2) **Text leakage through label prefixes**
   - This design is intentional, but you should justify it in documentation.
   - Consider ablations: with vs. without label prefixes.

3) **Imputation default**
   - Missing numeric values default to 0.0, which may be semantically incorrect.
   - Consider explicit missing flags or per-column imputers.

4) **Time encoding**
   - Linear normalisation may underperform cyclic encoding.
   - Consider sin/cos encoding for periodicity.

5) **Performance**
   - Groupby per voter + per-window loops are Python-level operations.
   - For large datasets, this can be slow; may need optimisation or vectorisation.

---

### Recommended short-term improvements (publication-ready)
- Standardise boolean column names across the pipeline
- Add asserts:
  - `len(texts) == window_size`
  - `len(feats) == window_size`
  - numeric feature vector length is constant across steps
- Add option to include/exclude label prefixes for controlled experiments


## 5) Minimal Sanity Check (Executable Example)
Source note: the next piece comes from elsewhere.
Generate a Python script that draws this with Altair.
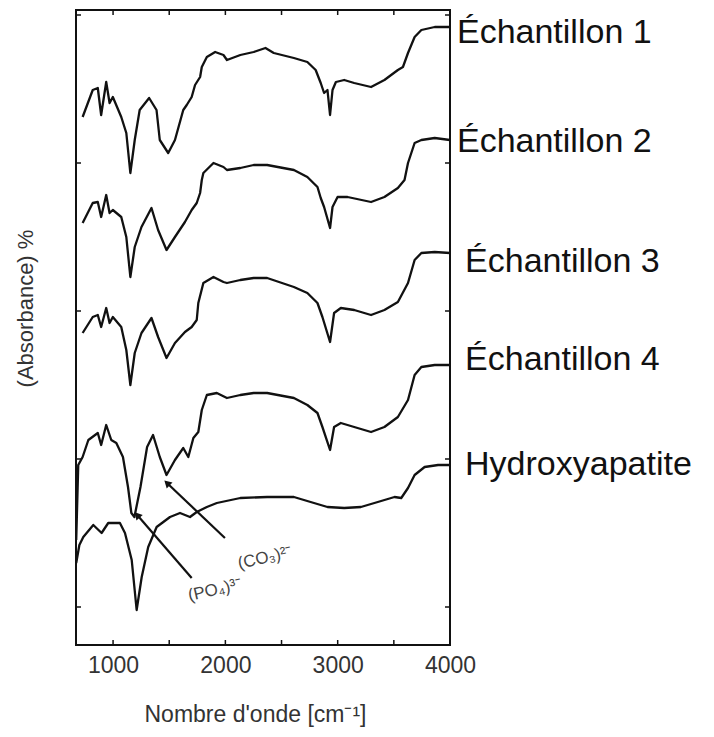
import math
import altair as alt
import pandas as pd

# ---------------- data ----------------
series_names = ["Échantillon 1", "Échantillon 2", "Échantillon 3", "Échantillon 4", "Hydroxyapatite"]

wn_ech1 = [729, 819, 864, 894, 939, 969, 998, 1073, 1118, 1154, 1193, 1237, 1321, 1387, 1416, 1491, 1551,
           1625, 1656, 1700, 1730, 1775, 1790, 1835, 1909, 1983, 2014, 2133, 2252, 2357, 2431, 2610, 2730,
           2804, 2849, 2879, 2909, 2932, 2954, 2984, 3058, 3147, 3297, 3416, 3536, 3581, 3626, 3685, 3745,
           3864, 4000]
abs_ech1 = [5.28, 5.55, 5.57, 5.30, 5.63, 5.42, 5.48, 5.28, 5.12, 4.72, 5.05, 5.35, 5.47, 5.35, 5.05, 4.92, 5.05,
            5.35, 5.40, 5.48, 5.60, 5.68, 5.78, 5.88, 5.93, 5.90, 5.85, 5.90, 5.93, 5.97, 5.92, 5.87, 5.83,
            5.75, 5.62, 5.52, 5.55, 5.30, 5.55, 5.63, 5.65, 5.62, 5.58, 5.65, 5.75, 5.78, 5.92, 6.08, 6.15,
            6.18, 6.18]

wn_ech2 = [729, 819, 864, 894, 939, 969, 998, 1073, 1118, 1154, 1193, 1253, 1342, 1401, 1476, 1551,
           1640, 1700, 1745, 1775, 1790, 1804, 1894, 1983, 2014, 2133, 2252, 2372, 2610, 2730, 2820, 2849,
           2879, 2932, 2954, 2999, 3088, 3297, 3416, 3536, 3595, 3626, 3685, 3745, 3864, 4000]
abs_ech2 = [4.22, 4.42, 4.43, 4.28, 4.50, 4.32, 4.35, 4.28, 4.08, 3.68, 3.98, 4.18, 4.37, 4.15, 3.95, 4.08,
            4.23, 4.35, 4.42, 4.52, 4.65, 4.72, 4.82, 4.78, 4.75, 4.77, 4.80, 4.80, 4.75, 4.68, 4.58, 4.47,
            4.38, 4.17, 4.38, 4.48, 4.48, 4.43, 4.48, 4.57, 4.65, 4.82, 5.02, 5.05, 5.07, 5.05]

wn_ech3 = [729, 819, 864, 894, 939, 969, 998, 1073, 1118, 1154, 1193, 1253, 1342, 1401, 1476, 1551,
           1640, 1700, 1745, 1759, 1804, 1894, 1983, 2014, 2133, 2252, 2372, 2610, 2730, 2820, 2864, 2932,
           2968, 3028, 3147, 3297, 3416, 3536, 3626, 3685, 3745, 3864, 4000]
abs_ech3 = [3.12, 3.28, 3.30, 3.18, 3.37, 3.22, 3.28, 3.18, 2.95, 2.60, 2.92, 3.12, 3.27, 3.08, 2.87, 3.02,
            3.13, 3.18, 3.25, 3.42, 3.62, 3.68, 3.63, 3.62, 3.65, 3.67, 3.67, 3.58, 3.52, 3.42, 3.28, 3.03,
            3.32, 3.37, 3.35, 3.30, 3.35, 3.43, 3.62, 3.85, 3.92, 3.93, 3.92]

wn_ech4 = [672, 690, 729, 780, 864, 894, 939, 984, 1029, 1088, 1133, 1163, 1190, 1244, 1303, 1356, 1416,
           1476, 1551, 1625, 1670, 1715, 1759, 1790, 1835, 1924, 2014, 2133, 2252, 2372, 2610, 2730, 2820,
           2864, 2932, 2968, 3028, 3147, 3297, 3416, 3536, 3626, 3685, 3745, 3864, 4000]
abs_ech4 = [1.05, 1.80, 1.88, 2.05, 2.12, 2.00, 2.20, 2.05, 2.02, 1.88, 1.58, 1.32, 1.28, 1.58, 1.98, 2.10, 1.88,
            1.70, 1.85, 1.97, 1.88, 2.07, 2.13, 2.35, 2.50, 2.52, 2.47, 2.50, 2.52, 2.52, 2.47, 2.40, 2.32,
            2.18, 1.95, 2.18, 2.22, 2.18, 2.13, 2.18, 2.28, 2.45, 2.70, 2.78, 2.80, 2.80]

wn_hap = [672, 700, 735, 824, 898, 957, 1061, 1106, 1166, 1210, 1255, 1313, 1388, 1507, 1596, 1685, 1745,
          1835, 1924, 2133, 2372, 2610, 2789, 2909, 3058, 3207, 3357, 3506, 3566, 3626, 3685, 3774, 3894, 4000]
abs_hap = [0.82, 1.00, 1.08, 1.20, 1.12, 1.22, 1.22, 1.12, 0.85, 0.35, 0.68, 0.98, 1.18, 1.28, 1.32, 1.28, 1.33,
           1.38, 1.42, 1.47, 1.48, 1.48, 1.42, 1.38, 1.37, 1.38, 1.43, 1.48, 1.47, 1.57, 1.70, 1.78, 1.80, 1.80]

# series labels at the right of the frame
label_wn = [4062, 4062, 4134, 4134, 4134]
label_abs = [6.02, 4.93, 3.73, 2.75, 1.70]

# annotation arrows
arrow_labels = ["(PO₄)³⁻", "(CO₃)²⁻"]
arrow_tail_wn = [1700, 1996]
arrow_tail_abs = [0.67, 1.07]
arrow_head_wn = [1215, 1480]
arrow_head_abs = [1.30, 1.62]
arrow_text_wn = [1907, 2353]
arrow_text_abs = [0.55, 0.87]

# axis ticks
x_tick_values = [1000, 1500, 2000, 2500, 3000, 3500, 4000]
x_label_values = [1000, 2000, 3000, 4000]
y_tick_values = [0.38, 1.86, 3.34, 4.82, 6.30]

# ---------------- chart ----------------
W, H = 374, 635
X_DOM = [670, 4000]
Y_DOM = [0, 6.35]
ink = "#111111"
FONT = "Liberation Sans"

x_scale = alt.Scale(domain=X_DOM, nice=False, zero=False)
y_scale = alt.Scale(domain=Y_DOM, nice=False, zero=False)

rows = []
for name, xs, ys in zip(series_names,
                        [wn_ech1, wn_ech2, wn_ech3, wn_ech4, wn_hap],
                        [abs_ech1, abs_ech2, abs_ech3, abs_ech4, abs_hap]):
    for i, (xv, yv) in enumerate(zip(xs, ys)):
        rows.append({"serie": name, "wn": xv, "a": yv, "i": i})
curves = pd.DataFrame(rows)

lines = alt.Chart(curves).mark_line(color=ink, strokeWidth=2.3, clip=True, strokeJoin="round").encode(
    x=alt.X("wn:Q", scale=x_scale,
            axis=alt.Axis(values=x_label_values, format="d", ticks=False, domain=False, grid=False,
                          labelFont=FONT, labelFontSize=23, labelColor="#333", labelPadding=9,
                          labelFlush=False,
                          title="Nombre d'onde [cm⁻¹]", titleFont=FONT, titleFontSize=23,
                          titleFontWeight="normal", titleColor="#333",
                          titleX=179, titleY=76, titleAlign="center", titleBaseline="alphabetic")),
    y=alt.Y("a:Q", scale=y_scale,
            axis=alt.Axis(labels=False, ticks=False, domain=False, grid=False,
                          title="(Absorbance) %", titleFont=FONT, titleFontSize=22,
                          titleFontWeight="normal", titleColor="#333", titleAngle=270,
                          titleX=-51, titleY=298, titleAlign="center", titleBaseline="middle")),
    detail="serie:N",
    order="i:Q",
)

xt = pd.DataFrame({"wn": x_tick_values})
yt = pd.DataFrame({"a": y_tick_values})
tick_style = dict(color=ink, strokeWidth=1.5)
ticks_bottom = alt.Chart(xt).mark_rule(**tick_style).encode(
    x=alt.X("wn:Q", scale=x_scale), y=alt.value(H), y2=alt.value(H - 5))
ticks_top = alt.Chart(xt).mark_rule(**tick_style).encode(
    x=alt.X("wn:Q", scale=x_scale), y=alt.value(0), y2=alt.value(5))
ticks_left = alt.Chart(yt).mark_rule(**tick_style).encode(
    y=alt.Y("a:Q", scale=y_scale), x=alt.value(0), x2=alt.value(5))
ticks_right = alt.Chart(yt).mark_rule(**tick_style).encode(
    y=alt.Y("a:Q", scale=y_scale), x=alt.value(W), x2=alt.value(W - 5))

labels_df = pd.DataFrame({"wn": label_wn, "a": label_abs, "label": series_names})
labels = alt.Chart(labels_df).mark_text(
    align="left", baseline="alphabetic", font=FONT, fontSize=34, color=ink
).encode(x=alt.X("wn:Q", scale=x_scale), y=alt.Y("a:Q", scale=y_scale), text="label:N")


def to_px(wn, a):
    px = (wn - X_DOM[0]) / (X_DOM[1] - X_DOM[0]) * W
    py = H - (a - Y_DOM[0]) / (Y_DOM[1] - Y_DOM[0]) * H
    return px, py


angles = []
for tw, ta, hw, ha in zip(arrow_tail_wn, arrow_tail_abs, arrow_head_wn, arrow_head_abs):
    tx, ty = to_px(tw, ta)
    hx, hy = to_px(hw, ha)
    ang = math.degrees(math.atan2(hx - tx, -(hy - ty))) % 360
    angles.append(ang)

arrows_df = pd.DataFrame({
    "wn": arrow_tail_wn, "a": arrow_tail_abs,
    "wn2": arrow_head_wn, "a2": arrow_head_abs,
    "ang": angles, "label": arrow_labels,
    "twn": arrow_text_wn, "ta": arrow_text_abs,
})
arrow_lines = alt.Chart(arrows_df).mark_rule(color=ink, strokeWidth=2.2).encode(
    x=alt.X("wn:Q", scale=x_scale), x2="wn2:Q",
    y=alt.Y("a:Q", scale=y_scale), y2="a2:Q")
arrow_heads = alt.Chart(arrows_df).mark_point(
    shape="triangle-up", filled=True, size=70, color=ink, opacity=1
).encode(
    x=alt.X("wn2:Q", scale=x_scale), y=alt.Y("a2:Q", scale=y_scale),
    angle=alt.Angle("ang:Q", scale=None))
arrow_text = alt.Chart(arrows_df).mark_text(
    angle=347, font=FONT, fontSize=17, color="#444", align="center", baseline="middle"
).encode(x=alt.X("twn:Q", scale=x_scale), y=alt.Y("ta:Q", scale=y_scale), text="label:N")

chart = alt.layer(
    lines, ticks_bottom, ticks_top, ticks_left, ticks_right,
    labels, arrow_lines, arrow_heads, arrow_text
).properties(
    width=W, height=H,
    autosize=alt.AutoSizeParams(type="none"),
    padding={"left": 76, "top": 10, "right": 264, "bottom": 92},
    background="white",
).configure_view(
    stroke=ink, strokeWidth=2
)

chart.save("out.html", embed_options={"renderer": "svg", "actions": False})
This section builds a tiny synthetic DataFrame and checks:
- number of windows produced
- each window has length `W` for both texts and features
- feature vector lengths are consistent


In [None]:
# Create a small synthetic dataset (2 voters, chronological events)
df_demo = pd.DataFrame({
    "voter": ["A"] * 4 + ["B"] * 3,
    "vote_ts": pd.to_datetime([
        "2024-01-01", "2024-01-02", "2024-01-03", "2024-01-04",
        "2024-02-01", "2024-02-02", "2024-02-03"
    ], utc=True),
    "label_id": [0, 1, 0, 2, 1, 1, 0],
    "text": ["p1", "p2", "p3", "p4", "q1", "q2", "q3"],
    "vp": [10, 12, 9, 11, 5, 6, 7],
    "vp_share": [0.10, 0.12, 0.09, 0.11, 0.05, 0.06, 0.07],
    "cluster_id": [2, 2, 2, 2, 1, 1, 1],
    # Demonstrate raw boolean columns to match your window builder:
    "Is Whale": [False, False, False, False, True, True, True],
    "Aligned With Majority": [True, False, True, True, False, False, True],
})

W = 3
wins = build_windows(
    df=df_demo,
    window_size=W,
    text_col="text",
    label_col="label_id",
    voter_col="voter",
    time_col="vote_ts",
    cluster_col="cluster_id",
    numeric_cols=["vp", "vp_share"],
)

print("Number of windows:", len(wins))
print("Example window texts:", wins[0].window_texts)
print("Feature vector length per step:", len(wins[0].window_features[0]))
print("Window size check:", len(wins[0].window_texts), len(wins[0].window_features))


## 6) Summary

This module converts event-level voting records into windowed training examples suitable for sequence models.  
Its main contribution is the **chronologically ordered, per-voter sliding window** construction with:
- label-conditioned history via `[LABEL_i]` prefixes
- step-aligned numeric + boolean + time features
- a single current-step target label

These `Window` objects are then encoded into tensors by `WindowDataset` (Module 1).